La vera abilità di Prodi stava nel riuscire a prendere soldi dallo Stato a costo zero. La conferma ci viene da un articolo di Paolo Cirino Pomicino (sul «Giornale» a firma «Geronimo»), nel quale rileva che dei 28.500 miliardi erogati dallo Stato a titolo di fondo di dotazione dalla data di nascita dell'IRI, Prodi ne ottenne ben 17.500!
La falsità politica di Prodi verrà alla luce il 17 luglio del 1998, quando nella qualità di Presidente del Consiglio affermò alla Camera che, con la Prima Repubblica, l'Italia non sarebbe mai potuta entrare in Europa.

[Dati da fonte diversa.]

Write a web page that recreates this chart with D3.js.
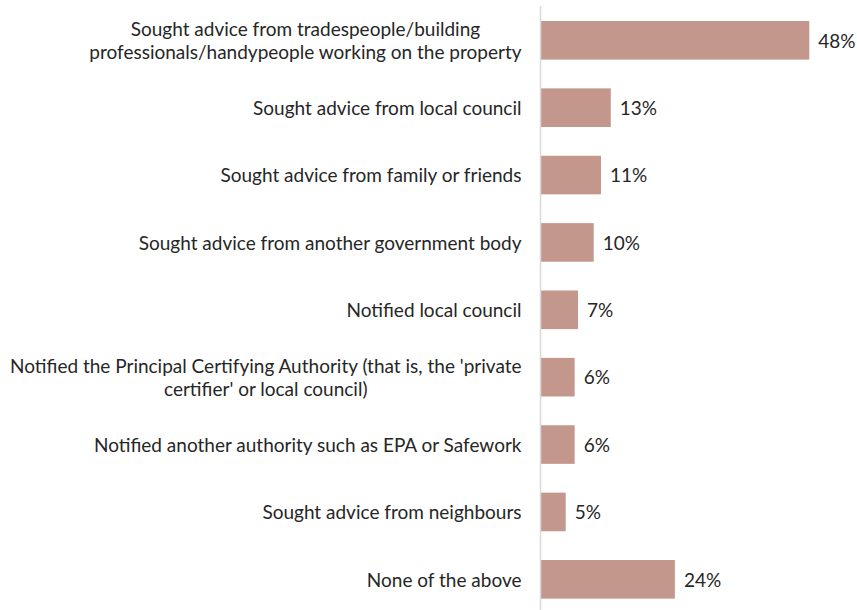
<!DOCTYPE html>
<html>
<head>
<meta charset="utf-8">
<script src="https://cdn.jsdelivr.net/npm/d3@7"></script>
<style>
  body { margin: 0; background: #fff; }
  svg { display: block; font-family: Lato, 'Open Sans', sans-serif; }
</style>
</head>
<body>
<svg width="857" height="610"></svg>
<script>
// categories (line breaks as in the source chart)
const categories = [
    'Sought advice from tradespeople/building\nprofessionals/handypeople working on the property',
    'Sought advice from local council',
    'Sought advice from family or friends',
    'Sought advice from another government body',
    'Notified local council',
    "Notified the Principal Certifying Authority (that is, the 'private\ncertifier' or local council)",
    'Notified another authority such as EPA or Safework',
    'Sought advice from neighbours',
    'None of the above'
];
// percentages
const values = [48.0, 12.55, 10.8, 9.5, 6.7, 6.1, 6.1, 4.5, 24.0];

const svg = d3.select('svg');

const axisX = 540.5;
const plotTop = 6.6;
const plotBottom = 613;

const xScale = d3.scaleLinear()
    .domain([0, 48])
    .range([axisX, 809.3]);

const yScale = d3.scaleBand()
    .domain(categories)
    .range([plotTop, plotBottom])
    .paddingInner(0.427)
    .paddingOuter(0.2135);

// bars
svg.append('g')
    .selectAll('rect')
    .data(values)
    .enter()
    .append('rect')
    .attr('x', xScale(0))
    .attr('y', (d, i) => yScale(categories[i]))
    .attr('width', d => xScale(d) - xScale(0))
    .attr('height', yScale.bandwidth())
    .style('fill', '#c4978d');

// axis line
svg.append('line')
    .attr('x1', axisX)
    .attr('x2', axisX)
    .attr('y1', 6)
    .attr('y2', 610)
    .style('stroke', '#d9d9d9')
    .style('stroke-width', 1.5);

// value labels
svg.append('g')
    .selectAll('text')
    .data(values)
    .enter()
    .append('text')
    .attr('x', d => xScale(d) + 9)
    .attr('y', (d, i) => yScale(categories[i]) + yScale.bandwidth() / 2)
    .attr('dy', '0.38em')
    .style('font-size', '19px')
    .style('fill', '#262626')
    .text(d => Math.round(d) + '%');

// category labels, wrapped lines centred on each other, block right aligned
const lineH = 23.5;
const labels = svg.append('g')
    .selectAll('text')
    .data(categories)
    .enter()
    .append('text')
    .style('font-size', '19px')
    .style('fill', '#262626');

labels.each(function(d) {
    const t = d3.select(this);
    const lines = d.split('\n');
    const cy = yScale(d) + yScale.bandwidth() / 2;
    const y0 = cy - (lines.length - 1) * lineH / 2;
    const spans = lines.map((ln, j) => t.append('tspan')
        .attr('y', y0 + j * lineH)
        .attr('dy', '0.38em')
        .text(ln));
    const widths = spans.map(s => s.node().getComputedTextLength());
    const maxW = d3.max(widths);
    const right = axisX - 19;
    const centre = right - maxW / 2;
    spans.forEach(s => s.attr('x', centre).attr('text-anchor', 'middle'));
});
</script>
</body>
</html>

Feroce la risposta, quattro giorni dopo di De Mita: «È singolare che un ex ministro democristiano, un uomo che per sette anni ha diretto il più grande ente economico italiano per conto della DC, faccia la storia della Democrazia Cristiana con una grossolanità che è solo il riscontro di un limite di intelligenza».

Conclusione: Berlusconi è un mafioso.